Prof. Dr. Levent Kandiller, "İzmir kenti hem beşeri sermaye hem endüstri hem de eğitim alanında büyük bir potansiyele sahip. 2020-2024 stratejik planında üniversitemizin vizyonu ’Geleceği Tasarlayan ve Dönüştüren bir Dünya Üniversitesi’ olarak öngörüldü. Üniversitenin temel stratejisinde yer alan ’Ar-Ge, İnovasyon ve Girişimcilik’ gereği, 2015’den bu yana birçok AB ve TÜBİTAK projesinde, gerek paydaş gerekse yürütücü olarak görev aldık. Bunlardan biri de İzmir Tasarım Fabrikası Avrupa Birliği Projesi oldu. İzmir Tasarım Fabrikası Projesi ve Tasarım Fabrikası Modelinin gelecekteki yerel örnekleri, bölgesel ortak üretim kültürünün oluşması ve yaygınlaştırılması için bir katalizör olma hedefine sahip.

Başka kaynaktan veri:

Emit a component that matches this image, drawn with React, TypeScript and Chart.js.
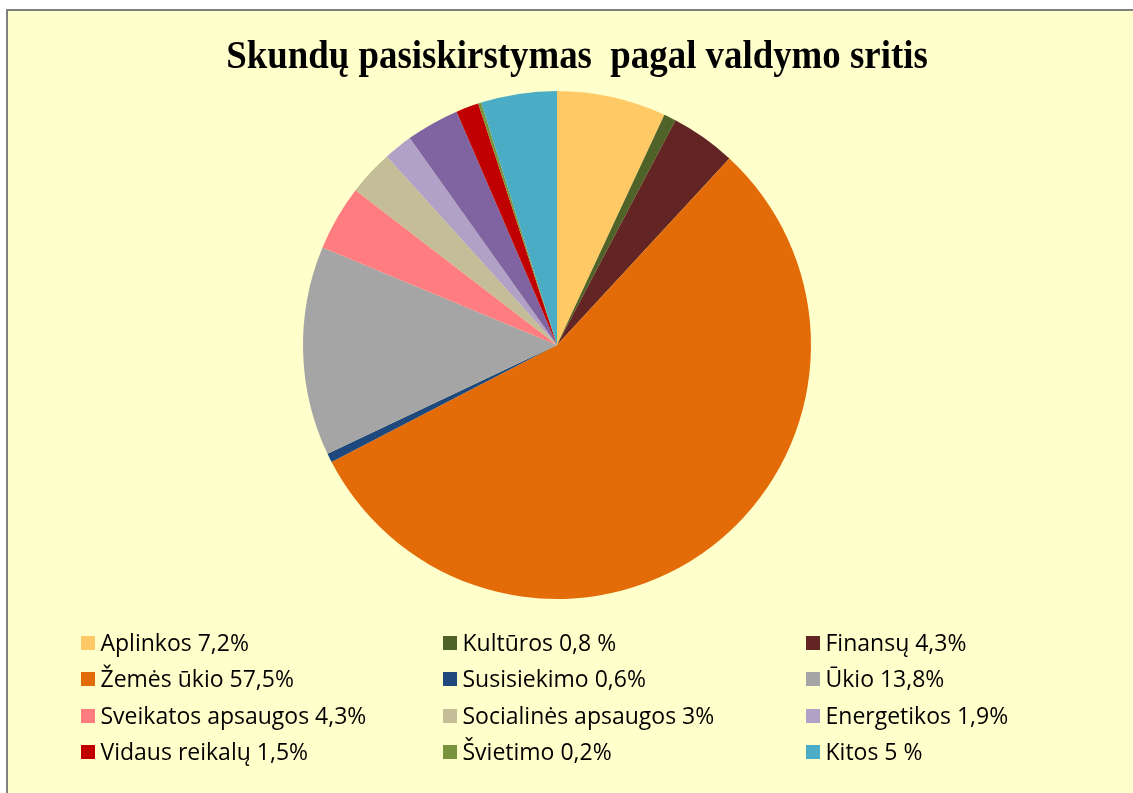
import React, { useEffect, useRef } from "react";
import { Chart, registerables } from "chart.js";

Chart.register(...registerables);

const titleText = "Skundų pasiskirstymas  pagal valdymo sritis";

const categories = [
  "Aplinkos 7,2%",
  "Kultūros 0,8 %",
  "Finansų 4,3%",
  "Žemės ūkio 57,5%",
  "Susisiekimo 0,6%",
  "Ūkio 13,8%",
  "Sveikatos apsaugos 4,3%",
  "Socialinės apsaugos 3%",
  "Energetikos 1,9%",
  "",
  "Vidaus reikalų 1,5%",
  "Švietimo 0,2%",
  "Kitos 5 %",
];

const values = [7.2, 0.8, 4.3, 57.5, 0.6, 13.8, 4.3, 3, 1.9, 3.5, 1.5, 0.2, 5];

const colors = [
  "#FFC966",
  "#4F6228",
  "#632523",
  "#E36C09",
  "#1F497D",
  "#A5A5A5",
  "#FF7C80",
  "#C4BD97",
  "#B2A1C7",
  "#8064A2",
  "#C00000",
  "#77933C",
  "#4BACC6",
];

const CANVAS_W = 1125;
const CANVAS_H = 782;

const customText = {
  id: "customText",
  afterDraw(chart: any) {
    const ctx = chart.ctx as CanvasRenderingContext2D;
    ctx.save();
    // title (slightly condensed, like the original)
    ctx.fillStyle = "#000000";
    ctx.font = "bold 39px 'Liberation Serif', 'Times New Roman', serif";
    ctx.textAlign = "center";
    ctx.textBaseline = "alphabetic";
    ctx.save();
    ctx.translate(569, 57);
    ctx.scale(0.945, 1);
    ctx.fillText(titleText, 0, 0);
    ctx.restore();

    // legend grid: 3 columns
    const labels: string[] = chart.data.labels;
    const bg: string[] = chart.data.datasets[0].backgroundColor;
    const colX = [72.5, 434.5, 797.5];
    const rowY = [631.5, 668, 704.5, 740.5];
    ctx.font = "23px 'Open Sans', sans-serif";
    ctx.textAlign = "left";
    ctx.textBaseline = "alphabetic";
    let k = 0;
    labels.forEach((lab, i) => {
      if (!lab) return;
      const c = k % 3;
      const r = Math.floor(k / 3);
      k++;
      const x = colX[c];
      const y = rowY[r];
      ctx.fillStyle = bg[i];
      ctx.fillRect(Math.round(x), Math.round(y - 7), 14, 14);
      ctx.fillStyle = "#000000";
      ctx.fillText(lab, x + 20, y + 8);
    });
    ctx.restore();
  },
};

export default function App() {
  const ref = useRef<HTMLCanvasElement | null>(null);

  useEffect(() => {
    if (!ref.current) return;
    const chart = new Chart(ref.current, {
      type: "pie",
      data: {
        labels: categories,
        datasets: [
          {
            data: values,
            backgroundColor: colors,
            borderWidth: 0,
          },
        ],
      },
      options: {
        responsive: false,
        animation: false,
        layout: { padding: { top: 80, bottom: 194, left: 0, right: 27 } },
        plugins: {
          legend: { display: false },
          title: { display: false },
          tooltip: { enabled: false },
        },
      },
      plugins: [customText],
    });
    return () => chart.destroy();
  }, []);

  return (
    <div
      style={{
        position: "fixed",
        left: 6,
        top: 9,
        width: 1127,
        height: 784,
        boxSizing: "border-box",
        borderLeft: "2px solid #808080",
        borderTop: "2px solid #808080",
        background: "#FFFFCC",
        overflow: "hidden",
      }}
    >
      <canvas
        ref={ref}
        width={CANVAS_W}
        height={CANVAS_H}
        style={{ display: "block", width: CANVAS_W, height: CANVAS_H }}
      />
    </div>
  );
}
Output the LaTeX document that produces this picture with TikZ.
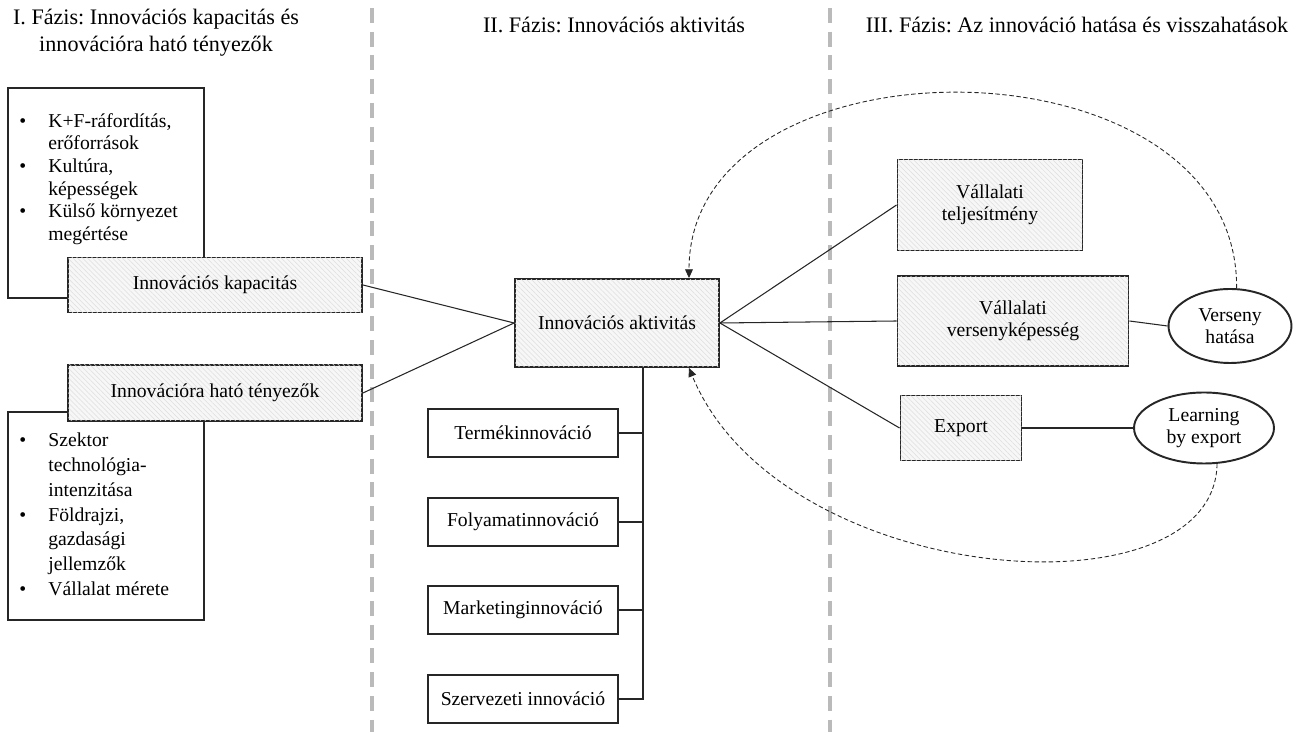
\documentclass[tikz,border=0pt]{standalone}
\usepackage{fontspec}
\setmainfont{Liberation Serif}
\newfontfamily\diaserif{Liberation Serif}
\usetikzlibrary{calc, positioning, shapes.geometric, arrows.meta, patterns.meta}
\newcommand{\diafont}{\diaserif\fontsize{11.2}{12.2}\selectfont}
\newcommand{\headfont}{\diaserif\fontsize{12.6}{15.4}\selectfont}
\frenchspacing

\begin{document}
\begin{tikzpicture}[
  x=0.02cm, y=-0.02cm,
  phase/.style={font=\headfont, align=center, inner sep=0pt},
  phaseline/.style={draw=black!27, line width=1.9pt, dash pattern=on 8.5pt off 5pt},
  listbox/.style={draw=black!85, line width=1.1pt, fill=white, inner sep=0pt},
  shadebox/.style={draw=black!85, line width=1.1pt, fill=black!3, align=center,
                   font=\diafont, inner sep=0pt,
                   postaction={pattern={Lines[angle=-45, distance=2pt, line width=0.3pt]},
                               pattern color=black!13}},
  plainbox/.style={draw=black!85, line width=1.1pt, fill=white, align=center,
                   font=\diafont, inner sep=0pt,
                   minimum width=3.8cm, minimum height=0.96cm},
  effect/.style={ellipse, draw=black!85, line width=1.1pt, fill=white, align=center,
                 font=\diafont, inner sep=0pt},
  link/.style={draw=black!85, line width=0.6pt},
  feedback/.style={draw=black!85, line width=0.5pt, dash pattern=on 2.5pt off 1.5pt,
                   -{Triangle[length=5pt, width=4.5pt]}},
]
\useasboundingbox (0,0) rectangle (1296,732);

% phase headers and separators
\node[phase] (ph1) at (156,33) {I. Fázis: Innovációs kapacitás és\\innovációra ható tényezők};
\node[phase] (ph2) at (614,25) {II. Fázis: Innovációs aktivitás};
\node[phase] (ph3) at (1077,25) {III. Fázis: Az innováció hatása és visszahatások};
\draw[phaseline] (372,8) -- (372,732);
\draw[phaseline] (830,8) -- (830,732);

% phase I
\node[listbox, minimum width=3.92cm, minimum height=4.2cm] (caplist) at (106,193) {};
\node[anchor=north west, inner sep=0pt, font=\diaserif\fontsize{11.2}{12.9}\selectfont] (captext) at (19,111) {%
  \begin{tabular}{@{}p{0.58cm}@{}l@{}}
  • & K+F-ráfordítás,\\
    & erőforrások\\
  • & Kultúra,\\
    & képességek\\
  • & Külső környezet\\
    & megértése
  \end{tabular}};
\node[listbox, minimum width=3.92cm, minimum height=4.16cm] (faclist) at (106,516) {};
\node[anchor=north west, inner sep=0pt, font=\diaserif\fontsize{11.2}{14.1}\selectfont] (factext) at (19,429) {%
  \begin{tabular}{@{}p{0.58cm}@{}l@{}}
  • & Szektor\\
    & technológia-\\
    & intenzitása\\
  • & Földrajzi,\\
    & gazdasági\\
    & jellemzők\\
  • & Vállalat mérete
  \end{tabular}};
\node[shadebox, minimum width=5.88cm, minimum height=1.1cm] (cap) at (215,285) {Innovációs kapacitás};
\node[shadebox, minimum width=5.88cm, minimum height=1.12cm] (fac) at (215,393) {Innovációra ható tényezők};

% phase II
\node[shadebox, minimum width=4.08cm, minimum height=1.76cm] (act) at (617,323) {Innovációs aktivitás};
\node[plainbox] (prod) at (523,433) {Termékinnováció};
\node[plainbox] (proc) at (523,522) {Folyamatinnováció};
\node[plainbox] (mkt) at (523,610) {Marketinginnováció};
\node[plainbox] (org) at (523,699) {Szervezeti innováció};
\coordinate (trunk) at ([xshift=0.52cm]act.south);

% phase III
\node[shadebox, minimum width=3.7cm, minimum height=1.82cm] (perf) at (990,205) {Vállalati\\teljesítmény};
\node[shadebox, minimum width=4.62cm, minimum height=1.8cm] (comp) at (1013,321) {Vállalati\\versenyképesség};
\node[shadebox, minimum width=2.42cm, minimum height=1.3cm] (exp) at (961,428) {Export};
\node[effect, minimum width=2.46cm, minimum height=1.48cm] (rival) at (1230,326) {Verseny\\hatása};
\node[effect, minimum width=2.8cm, minimum height=1.42cm] (lbe) at (1204,428) {Learning\\by export};

% connectors
\draw[link] (cap.east) -- (act.west);
\draw[link] (fac.east) -- (act.west);
\draw[link] (trunk) |- (org.east);
\foreach \b in {prod, proc, mkt}
  \draw[link] (\b.east) -- (\b.east -| trunk);
\draw[link] (act.east) -- (perf.west);
\draw[link] (act.east) -- (comp.west);
\draw[link] (act.east) -- (exp.west);
\draw[link] (comp.east) -- (rival.west);
\draw[link] (exp.east) -- (lbe.west);

% feedback loops
\draw[feedback] (rival.80) .. controls (1238,30) and (689,30) .. ([xshift=1.44cm]act.north);
\draw[feedback] (lbe.290) .. controls (1215,620) and (780,589) .. ([xshift=1.44cm]act.south);
\end{tikzpicture}
\end{document}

Tasarım Fabrikası yapısı gereği öğrenciler, eğitmenler, araştırmacılar ve iş insanları için hiyerarşik olmayan ve sürekli gelişmekte olan bir iş birliği ortamı sağlıyor. Günümüzde dünyanın 5 farklı kıtasında, 23 tane Tasarım Fabrikası faaliyet gösteriyor. Dünyadaki diğer tasarım fabrikaları ile uluslararası iş birliği ve projeler yürütmek de İzmir Tasarım Fabrikasının hedefleri arasında yer alıyor" dedi.